I’m the type of person who will completely admit when he’s wrong. So, I was wrong. Way wrong. So wrong that it’s not even possible to be more wrong. UMD movies have taken off. They’re so hot, retailers are scrambling to find space for all of the new product. Don’t believe they’re selling? Movie studios are pumping out the product so fast, we’ll already see Thumbtanic on UMD by the end of the year.
They don’t seem to mind either, with over two million of the discs sold to date. There’s a bigger question, and that’s why. I went into a Best Buy store last week and scanned the sections. Some are $15, some are $20, and some are ridiculously priced at $30. People buy them, and cost doesn’t seem to be a factor.
After an employee approached me (which is impossible not to happen in their store, annoying or not), I decided to see what he thought. It was a rare situation, where an employee actually knew and understood the product, enough to have an intelligent conversation with at least. We seemed to agree on a few points.
1. The first is that parents will do anything to keep their kids quiet. They run into the store, grab what’s appropriate, and run off. Price is no object as long as they can have a quiet kid for two hours.
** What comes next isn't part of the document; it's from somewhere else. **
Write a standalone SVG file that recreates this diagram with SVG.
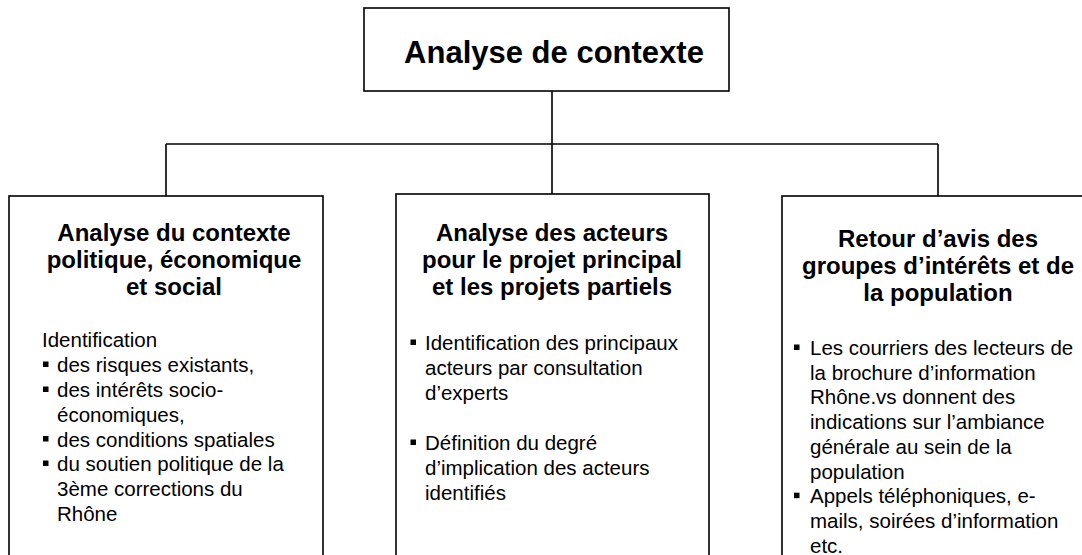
<svg xmlns="http://www.w3.org/2000/svg" width="1082" height="555" viewBox="0 0 1082 555">
<style>
.box{fill:#fff;stroke:#000;stroke-width:1.6}
.conn{fill:none;stroke:#000;stroke-width:1.6}
.title{font-family:"Liberation Sans",Arial,sans-serif;font-weight:bold;font-size:31px;fill:#000}
.head{font-family:"Liberation Sans",Arial,sans-serif;font-weight:bold;font-size:24px;fill:#000;text-anchor:middle}
.body{font-family:"Liberation Sans",Arial,sans-serif;font-size:20.5px;fill:#000}
.bul{fill:#000}
</style>
<rect width="1082" height="555" fill="#fff"/>
<g id="connectors">
<path class="conn" d="M552 91 V194 M166 144 H938 M166 144 V196 M938 144 V196"/>
</g>
<g id="root">
<rect class="box" x="364" y="8" width="365" height="83"/>
<text class="title" x="554" y="63" text-anchor="middle">Analyse de contexte</text>
</g>
<g id="node-politique">
<rect class="box" x="9" y="196" width="314" height="370"/>
<text class="head"><tspan x="174" y="241">Analyse du contexte</tspan><tspan x="174" y="268">politique, économique</tspan><tspan x="174" y="295">et social</tspan></text>
<text class="body"><tspan x="42" y="347">Identification</tspan><tspan x="57" y="372">des risques existants,</tspan><tspan x="57" y="397">des intérêts socio-</tspan><tspan x="57" y="421.5">économiques,</tspan><tspan x="57" y="446.5">des conditions spatiales</tspan><tspan x="57" y="471">du soutien politique de la</tspan><tspan x="57" y="496">3ème corrections du</tspan><tspan x="57" y="521">Rhône</tspan></text>
<rect class="bul" x="43" y="361.5" width="5.5" height="5.5"/>
<rect class="bul" x="43" y="386.5" width="5.5" height="5.5"/>
<rect class="bul" x="43" y="436" width="5.5" height="5.5"/>
<rect class="bul" x="43" y="460.5" width="5.5" height="5.5"/>
</g>
<g id="node-acteurs">
<rect class="box" x="396" y="194" width="313" height="372"/>
<text class="head"><tspan x="552" y="241">Analyse des acteurs</tspan><tspan x="552" y="268">pour le projet principal</tspan><tspan x="552" y="295">et les projets partiels</tspan></text>
<text class="body"><tspan x="425" y="350">Identification des principaux</tspan><tspan x="425" y="375">acteurs par consultation</tspan><tspan x="425" y="400">d’experts</tspan><tspan x="425" y="450">Définition du degré</tspan><tspan x="425" y="475">d’implication des acteurs</tspan><tspan x="425" y="500">identifiés</tspan></text>
<rect class="bul" x="410.5" y="339.5" width="5.5" height="5.5"/>
<rect class="bul" x="410.5" y="439.5" width="5.5" height="5.5"/>
</g>
<g id="node-retour">
<rect class="box" x="782" y="196" width="313" height="370"/>
<text class="head"><tspan x="938" y="246.5">Retour d’avis des</tspan><tspan x="938" y="273.5">groupes d’intérêts et de</tspan><tspan x="938" y="300.5">la population</tspan></text>
<text class="body"><tspan x="810" y="355">Les courriers des lecteurs de</tspan><tspan x="810" y="379.7">la brochure d’information</tspan><tspan x="810" y="404.4">Rhône.vs donnent des</tspan><tspan x="810" y="429.1">indications sur l’ambiance</tspan><tspan x="810" y="453.8">générale au sein de la</tspan><tspan x="810" y="478.5">population</tspan><tspan x="810" y="503.2">Appels téléphoniques, e-</tspan><tspan x="810" y="527.9">mails, soirées d’information</tspan><tspan x="810" y="552.6">etc.</tspan></text>
<rect class="bul" x="794" y="344.5" width="5.5" height="5.5"/>
<rect class="bul" x="794" y="492.7" width="5.5" height="5.5"/>
</g>
</svg>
2. People think they’re games. With a price point so high, it’s not hard to look at Pirates of the Caribbean and think it’s a video game, especially if they’re uniformed. After all, the PSP is a game machine first.
3. Video quality. These things are undeniably gorgeous. They likely put out a better picture than most people’s TVs.
4. Convenience is probably the most obvious of the lot. Grab a small disc and pack it up. You have a game system, MP3 player, picture viewer, and movie format all in one.
If you think about each of those, they can quickly be shot down too. Why would a parent not buy a game instead, especially with playtimes into the 10-hour mark in certain titles? The PSP owners are the tech savvy type, and certainly know what they’re doing, so they’re buying games they know are games. Even still, it’s not enough to sell that many discs by accident. Convenience is great, but why not just plunk down the $80 or so for a portable DVD player and use your existing discs?
That leaves us with video quality, and whether or not $250 is worth it to play a movie format that can only be viewed on a single machine is debatable. Parents aren’t going to rush in and plop $30 each car trip, and dropping that much money for the console alone for a 10-year old probably hasn’t happened very often.
That left us with even fewer answers and more questions. We dug into the computer to look at some of the upcoming titles, and maybe even pick a few out we ourselves would buy. I noticed Ghostbusters, one of my all time favorite movies, and pointed it out.
Looking at this title, it’s coming out on a special edition DVD and UMD on the same day. The DVD comes in a set, with the original movie, the lackluster sequel, and episodes of the cartoon series (not to mention other extras). It was listed as $14.99. The UMD’s price? The same, with only the original movie and no extras. I quickly changed my mind.
Another employee came over and the guy I was chatting with told him about what we had found. This new guy pointed out something even more surprising. He cashiered a few nights back on a particularly busy day, and waited on at least three people who were buying BOTH a DVD version of a movie and a UMD (yes, the same movie). This gets even more baffling.
It’s safe to say again that PSP owners are the tech savvy type, falling right in the core demographic entertainment companies rely on. With the PSP, you can rip DVDs to a memory stick, the same way you can MP3s. Illegal? Yes, in one of those legal gray areas. Why would someone who bought the DVD buy the other?
There is that chance they were buying for someone else of course. The sales numbers, well, they don’t really seem to indicate that. I’m in no position to determine how people spend their money; I’m simply curious, especially considering what they cost. Who are these being sold to, and why? What benefits do they offer a user, at least enough to warrant a $30 purchase?
At this rate, I don’t think I’ll ever figure it out.